Architecture firm in Helsinki, Finland

Hollmén Reuter Sandman is an architecture firm based in Helsinki, Finland. Their work is focused on the design of community-based and environmentally-responsible interiors, architecture and urban planning in a variety of African and Asian countries including, but not limited to, Senegal, Tanzania and India. Their approach centers humanitarianism, regionality, collaboration, and ecological considerations.

== History ==
The founding partners and namesake of the firm are Saija Hollmén, Jenni Reuter and Helena Sandman. Their collaboration began in 1995 while the three were studying at the Helsinki University of Technology with the design of a Women’s Centre in Rufisque, Senegal which was completed in 2001. The project was focused on supporting women's collective action and went on to win the Bauwelt Prize in 2003. In 2007, the trio founded the NGO Ukumbi, which uses design and architecture to work and improve under-served groups in developing countries. Ukumbi is able to raise funds, share information with different networks and localities in ways that compliments and reinforce the approach to the design process. Ukumbi designs buildings in partnership with local communities, while sharing information with their builders on building techniques that the communities can use in the future. The word Ukumbi is Swahili which translates to mean forum or public meeting space. Hollmén Reuter Sandman assert that embracing a design methodology rooted in the local building traditions of economically disadvantaged nations serves as a pathway to guide the communities under consideration toward heightened self-sufficiency. Mere introduction of novel technologies to these underserved communities would merely engender a dependence upon these technologies, thus perpetuating a recurring cycle of reliance.
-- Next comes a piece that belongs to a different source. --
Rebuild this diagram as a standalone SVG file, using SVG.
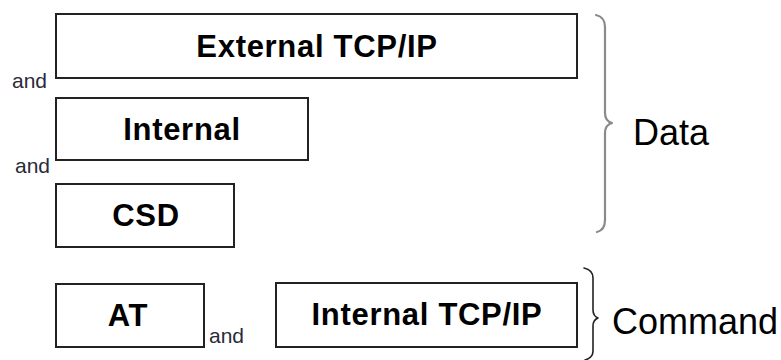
<svg xmlns="http://www.w3.org/2000/svg" width="781" height="360" viewBox="0 0 781 360">
  <style>
    .box { fill: #ffffff; stroke: #222222; stroke-width: 2; }
    .lbl { font-family: "Liberation Sans", Arial, sans-serif; font-weight: bold; font-size: 31px; fill: #000000; text-anchor: middle; letter-spacing: 0.7px; }
    .and { font-family: "Liberation Sans", Arial, sans-serif; font-size: 21px; fill: #2a2a3a; }
    .grp { font-family: "Liberation Sans", Arial, sans-serif; font-size: 36px; fill: #000000; }
    .brace { fill: none; stroke-linecap: round; stroke-linejoin: round; }
  </style>
  <rect width="781" height="360" fill="#ffffff"/>

  <g id="external-tcpip">
    <rect class="box" x="56" y="14" width="521" height="64"/>
    <text class="lbl" x="317" y="57">External TCP/IP</text>
  </g>
  <g id="internal">
    <rect class="box" x="56" y="98" width="252" height="62"/>
    <text class="lbl" x="182" y="140">Internal</text>
  </g>
  <g id="csd">
    <rect class="box" x="56" y="184" width="178" height="63"/>
    <text class="lbl" x="146" y="226">CSD</text>
  </g>
  <g id="at">
    <rect class="box" x="56" y="284" width="148" height="63"/>
    <text class="lbl" x="128" y="326">AT</text>
  </g>
  <g id="internal-tcpip">
    <rect class="box" x="276" y="283" width="301" height="64"/>
    <text class="lbl" x="427" y="325">Internal TCP/IP</text>
  </g>

  <g id="and-labels">
    <text class="and" x="12" y="88">and</text>
    <text class="and" x="15" y="173">and</text>
    <text class="and" x="209" y="343">and</text>
  </g>

  <g id="connectors">
    <!-- brace grouping the data channels -->
    <path class="brace" stroke="#8a8a8a" stroke-width="2.2" d="M596,15 Q605,17 605,27 L605,113 Q605,121 612,123 Q605,125 605,133 L605,220 Q605,230 597,232"/>
    <!-- brace grouping the command channels -->
    <path class="brace" stroke="#222222" stroke-width="1.6" d="M584,268 Q593,270 593,278 L593,310 Q593,316 598,318 Q593,320 593,326 L593,351 Q593,358 585,360"/>
  </g>

  <g id="group-labels">
    <text class="grp" x="633" y="145">Data</text>
    <text class="grp" x="612" y="334">Command</text>
  </g>
</svg>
All three founding partners also teach at the Aalto University in Otaniemi. In 2016, the firm was invited to exhibit at the Venice Architecture Biennale. During the opening days of the exhibition, the trio discussed their ideas and approach to design, stating that their goal is to give:"Voice to the ones who are not heard. Strength to the powerless, condidence to the quiet and to the ones who fear. In the course of time grows beauty, in beauty trust and dignity. Brick by brick, grant by grant – few are the architects where needed the most."

== Notable works ==
Their designs include the Women's Centre in Rufisque, TunaHAKI Centre in Moshi, Kilimanjaro Women Information Exchange and Consultancy Organization (KWIECO), Slowness Dignified exhibition in the 2016 Venice Architecture Biennale and the Nyan'goro Hostel in Tanzania.

== Awards ==
The firm has been recognized for their work through numerous exhibitions across Europe, Asia and North America as well as being included in publications such as the Architectural Review, The Finnish Architectural Review, World Architecture and Breaking Ground: Women in Architecture by Jane Hall. They have been shortlisted for the 2016 Moira Gemmill Prize for Emerging Architecture and numerous other architecture awards in addition to winning the: Pietilä Award given to young architects in 2002, Asko Avonius Award in 2012, Best Humanitarian of the Year Award in 2016 by DK Nordic Award/EOAW to Ukumbi NGO and the Architecture of Necessity Award in 2022.